The Borani Esfanaaj is essentially spinach, fried with onions and garlic, chilled and mixed with plain yoghurt, salt and pepper. It might have been better to cook the onions and garlic separately, as I had to watch carefully to ensure they didn't burn while the spinach was cooking, but I suppose the spinach needed watching anyway.

Once done, I put it in a bowl in a basin of water, then shoved an ice-pack on top to cool it, then put it in the fridge while I got on with the lamb sticks.
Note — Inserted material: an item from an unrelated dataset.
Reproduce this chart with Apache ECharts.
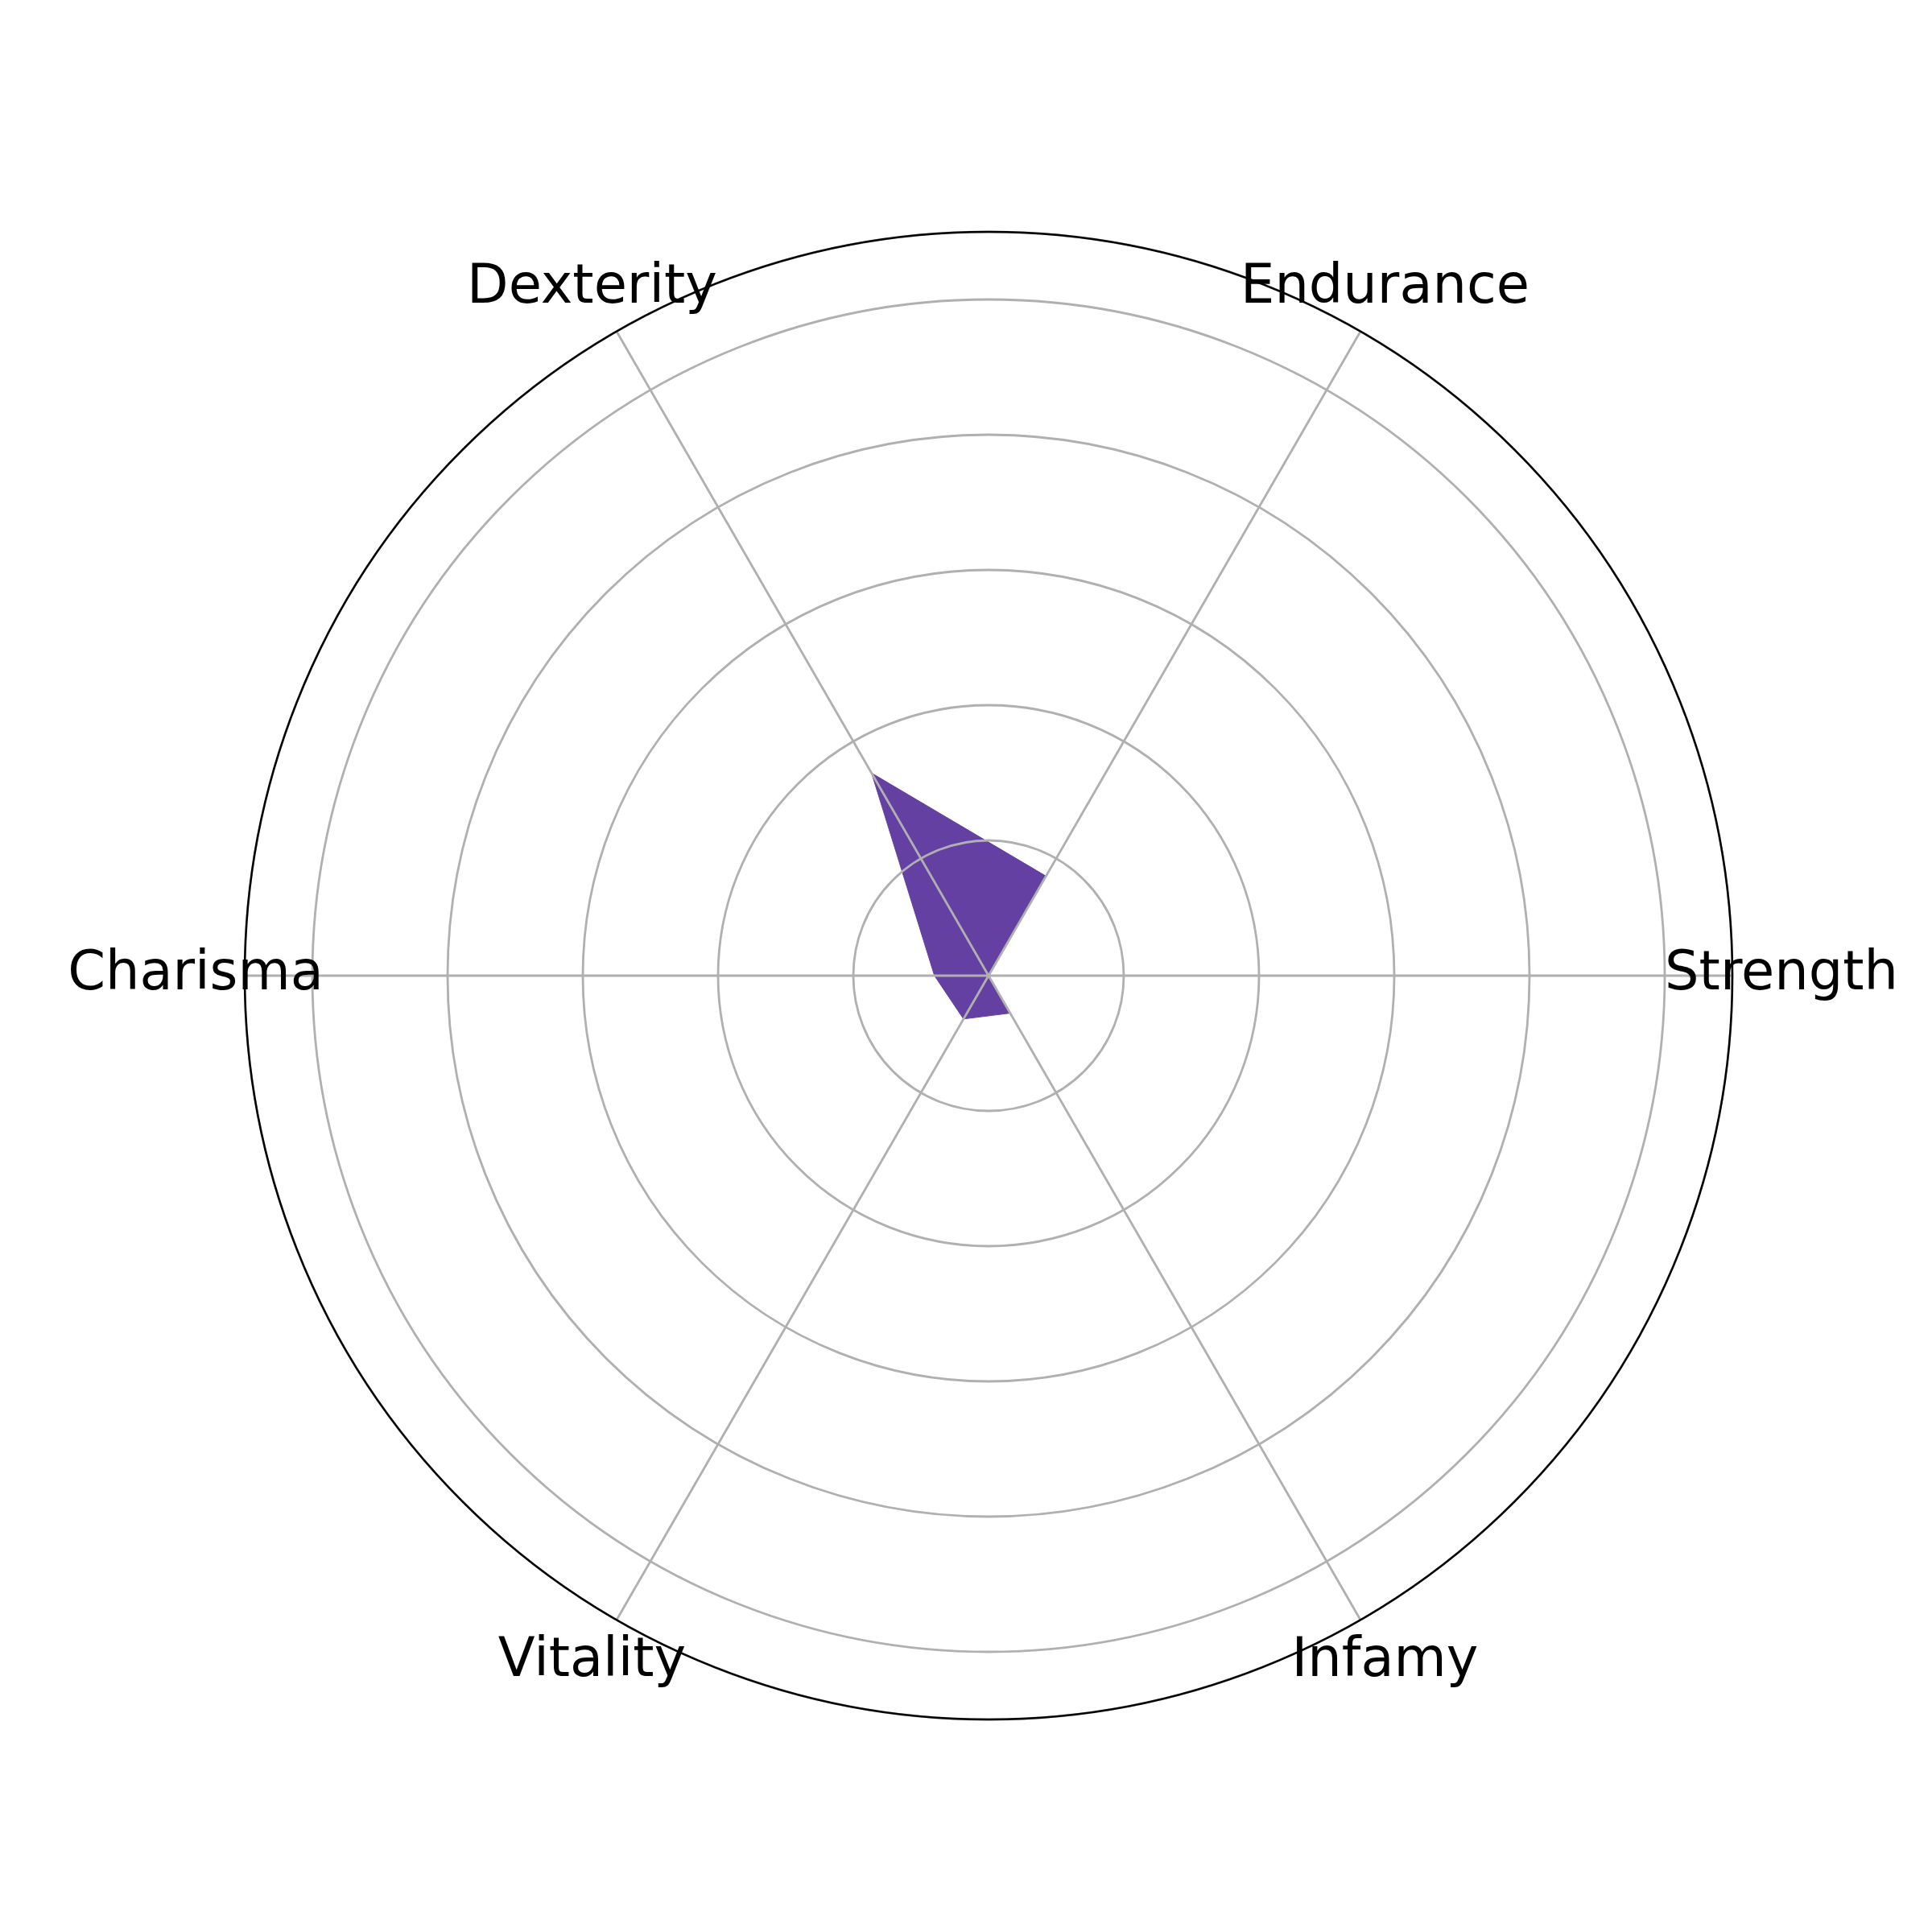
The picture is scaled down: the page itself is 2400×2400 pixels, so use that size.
<!DOCTYPE html>
<html>
<head>
<meta charset="utf-8">
<title>Radar</title>
<script src="https://cdn.jsdelivr.net/npm/echarts@6/dist/echarts.min.js"></script>
<style>
  html, body { margin: 0; padding: 0; background: #fff; }
  #chart { width: 2400px; height: 2400px; }
</style>
</head>
<body>
<div id="chart"></div>
<script>
// data
const categories = ['Strength', 'Endurance', 'Dexterity', 'Charisma', 'Vitality', 'Infamy'];
const values = [0.0, 0.85, 1.73, 0.40, 0.37, 0.32];
const radiusMax = 5.5;

const step = 360 / categories.length;
// [radius, angle] pairs, first point repeated at 360 to close the shape
const points = values.map((v, i) => [v, i * step]);
points.push([values[0], 360]);

// category names sit a little outside the outer ring, centred on each spoke
const labelRadius = radiusMax * 985 / 924;
const labelPoints = categories.map((c, i) => [labelRadius, i * step]);

const chart = echarts.init(document.getElementById('chart'));

const option = {
    backgroundColor: '#ffffff',
    animation: false,
    polar: {
        center: [1228, 1212],
        radius: 924
    },
    angleAxis: {
        type: 'value',
        min: 0,
        max: 360,
        interval: step,
        startAngle: 0,
        clockwise: false,
        z: 5,
        axisLine: { show: true, lineStyle: { color: '#000', width: 2.5 } },
        axisTick: { show: false },
        axisLabel: { show: false },
        splitLine: { show: true, lineStyle: { color: '#b0b0b0', width: 2.8 } }
    },
    radiusAxis: {
        type: 'value',
        min: 0,
        max: radiusMax,
        interval: 1,
        z: 4,
        axisLine: { show: false },
        axisTick: { show: false },
        axisLabel: { show: false },
        splitLine: { show: true, lineStyle: { color: '#b0b0b0', width: 2.8 } }
    },
    series: [
        {
            type: 'line',
            coordinateSystem: 'polar',
            data: points,
            symbol: 'none',
            smooth: false,
            z: 1,
            lineStyle: { color: '#6440a3', width: 1 },
            areaStyle: { color: '#6440a3', opacity: 1 }
        },
        {
            type: 'scatter',
            coordinateSystem: 'polar',
            data: labelPoints,
            symbolSize: 1,
            silent: true,
            clip: false,
            z: 6,
            itemStyle: { color: '#000000', opacity: 0 },
            label: {
                show: true,
                position: 'inside',
                align: 'center',
                verticalAlign: 'middle',
                fontFamily: 'DejaVu Sans',
                fontSize: 67,
                color: '#000000',
                opacity: 1,
                textBorderWidth: 0,
                formatter: (p) => categories[p.dataIndex]
            },
            labelLayout: { hideOverlap: false }
        }
    ]
};

chart.setOption(option);
</script>
</body>
</html>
They're lamb mince rolled into skinless sausages around wooden sticks: I removed the sticks and fried the lamb.

Meanwhile I slices a peeled round cucumber, two tomatoes and two small onions, one red and one white, and arranged them on a plate with a small bowl of yoghurt (topped with nutmeg and smoked sea-salt) in the middle. Oil and salt (tiny amount) on the tomatoes, parsley on the cucumber.

Then I toasted some pitta breads, stirred salt and pepper into 250g of yoghurt and mixed it with the spinach.

My way of eating was to cut open a pitta pocket, slather it with the spinach mix, put a lamb sausage on top, and add bits of the raw vegetables with some yoghurt. Delicious it was too, though I was reminded somewhat of Irish breakfast rolls.

Wife had made apricot and walnut bread in the bread-machine, but we ate it before rather than after our main course. Happily, there's some left for tomorrow.

The tomatoes are continuing to dry in the oven. I turned the temperature up to 75C this morning.